What does such a rate of decarbonisation imply in terms of carbon-free energy?
In 2012 about 5.4% of total Australian energy consumption came from carbon-free sources (Data: BP 2013), specifically hydropower, wind, solar and biomass burning. The good news is that at 5.4%, the carbon-free portion of consumption is at its highest level since 1976 (see graph), due largely to a 63% increase in hydropower from 2009 to 2012. The bad news is that Australia lags far behind the 2012 overall global proportion of about 13% carbon-free energy, as well as Canada (34.1%), New Zealand (36.4%), China (9.1%), the EU-15 (23.6%) and the US (13.5%).
The even worse news is that to reach its 5% reduction target Australia would need to get more than 17% of its total energy consumption from carbon-free sources by 2020, assuming (a) no change in total energy consumption from 2012 to 2020 and (b) that the new carbon-free energy sources replace an equivalent amount of coal power.
Another way to get a sense of the magnitude of carbon-free energy needed is to look at the equivalent number of nuclear power plants. About 11 such plants would do the job if they replaced an equivalent amount of coal generation (about one-third of the 2012 total coal consumption). The numbers might also be expressed in wind turbine- or solar panel-equivalents for those who don’t like nuclear power stations. Of course, no matter which units are used, the magnitude of the task remains the same.

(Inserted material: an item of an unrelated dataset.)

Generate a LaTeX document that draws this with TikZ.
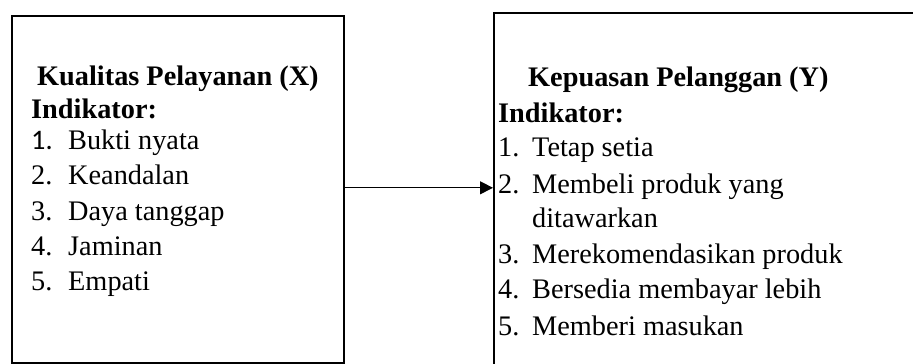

Published reports suggest that the centrepiece of the Coalition’s 'direct action plan' will be a carbon-offset scheme which will pay for emissions credits related to farming and those below a projected business-as-usual baseline for businesses. While a more in-depth critique will have to await formal announcement of the details of the Coalition’s proposal, it should be obvious that any program with offsets as its centrepiece is going to do nothing to increase the proportion of Australia’s carbon-free energy consumption to anywhere near the 17% that would be necessary to hit that 5% emissions reduction target.
Before supporters of Labor get too excited about the doomed-to-fail nature of the Prime Minister’s proposed climate policy, they should recognise that their own favoured policy, a carbon price tied to the EU ETS, would also be doomed to fail. You don’t have to believe me, but rather the work of the now-defunct Australian Climate Commission, which calculated that hitting the 5% target would require — in addition to the price on carbon — implementation of a 'carbon farming initiative' (which sure sounds a lot like the Coalition’s 'direct action plan') and the purchase of carbon offsets in the international market equivalent to about 25% (!) of total Australian carbon dioxide emissions in 2012.
While I’ve had some fun here at Australia’s expense, I must point out that the multi-party, doomed-to-fail nature of Australia’s climate policies does not set it apart from anywhere else, including the US, Europe, China or elsewhere. As I said earlier, Australia remains a bellwether of the larger debate.
Until we start discussing options for increasing the proportion of energy consumption from carbon-free sources – ultimately to more than 90% globally by 2050 – while simultaneously increasing global energy supply by a factor of two, three or more to address deep inequities in global energy access, then, like Australia’s experiences, international climate policy will continue to look like a television series that we have seen before. Isn’t that show getting old?